Sendika ve demokratik kurumların da bugün yaşanan krizden sorumlu olduğunu vurgulayan Müftüoğlu, “İş Kanunu geçerken sessiz kaldılar. Sosyal Güvenlik Kanunu geçerken, emeklilik hakları ortadan kaldırılırken, bunların hepsine sessiz kalındı. Dolayısıyla burada sadece siyasi muhalefet değil, bunun dışındaki toplumsal muhalefet güçleri de maalesef 2011 yılına kadar olan süreçte çok kötü bir performans sergiledi” diye konuştu.
 
BASKICI POLİTİKALAR
 
Ekonomist Müftüoğlu, antidemokratik ortamlarda toplumların refaha ulaşabilmesinin mümkün olmadığının altını çizerek, şunları söyledi: “Bugün yaşadığımız durum da şudur: Kimse sorunlarını söyleyemiyor. İnsanların karnı aç ve artık bir yerde isyan etme durumuna geldiğinde hemen güvenlik güçleri adamın tepesine biniyor.
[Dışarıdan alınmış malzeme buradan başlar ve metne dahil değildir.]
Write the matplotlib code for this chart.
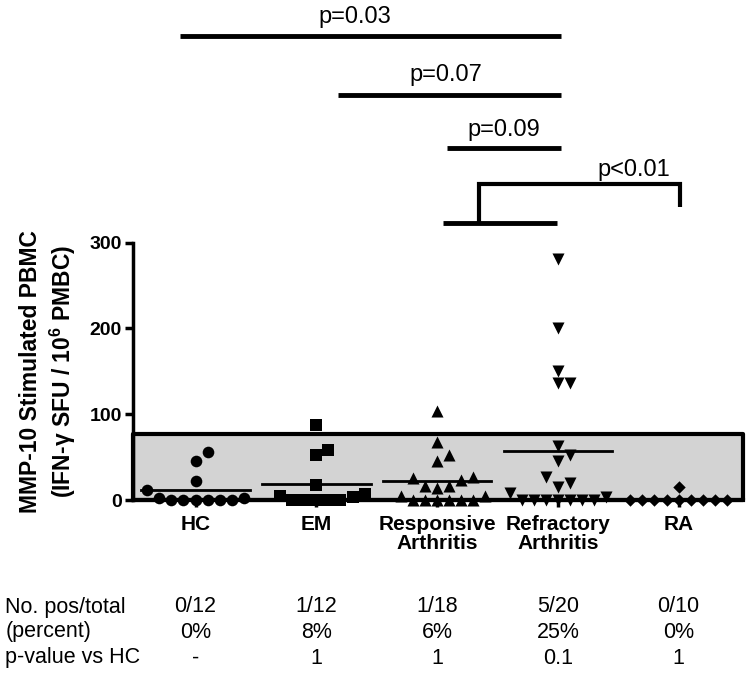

Bundan dolayı insanlar aç olduğunu telaffuz bile edemiyorlar. Toplum baskı altına alındı. Böyle bir mekanizmada insanların bir nebze olsun rahatlayabilmeleri, refaha ulaşabilmeleri mümkün değil.” 
 
Müftüoğlu, “toplumun hepsinin söz söyleyebileceği bir Türkiye’nin oluşturulması” gerektiğini kaydetti. 
 
ÖNCE DEMOKRASİ
 
Özgür Müftüoğlu, ekonomik krizin çözümünün demokrasiden geçtiğini vurgulayarak, “Öncelikle insan haklarını, hukukun üstünlüğünü ve demokrasiyi temel alan bir yaklaşımla muhalefet oluşturmak ve bunda samimi olmanız gerekir” dedi. Demokrasi, hukukun üstünlüğü, insan hakları, eşit yurttaşlık gibi kavramları içselleştirmeyen bir yönetim anlayışının AKP’den farksız olmayacağına dikkati çeken Müftüoğlu, çözüm için şunları söyledi: “Önce demokrasi; ekonomi de onun arkasından gelir. Bugün AKP’nin uyguladığı ekonomik politikaları eleştirip, ‘Biz daha iyi politikalar uygulayacağız’ diyenleri samimi bulmuyorum. Çünkü öncelikle bütün toplumun kendisini ifade edebilmesini sağlayacak bir demokratik ortamı sağlamanız lazım. Hukuku esas hale getirmeniz lazım, insanların hukuka güvenmesi lazım. Neo-liberal politikalar ve anti-demokratik otoriter rejim birbirleriyle çok bağlıdır. AKP de bunun gereğini yerine getirdi. Bunun değişmesi lazım.”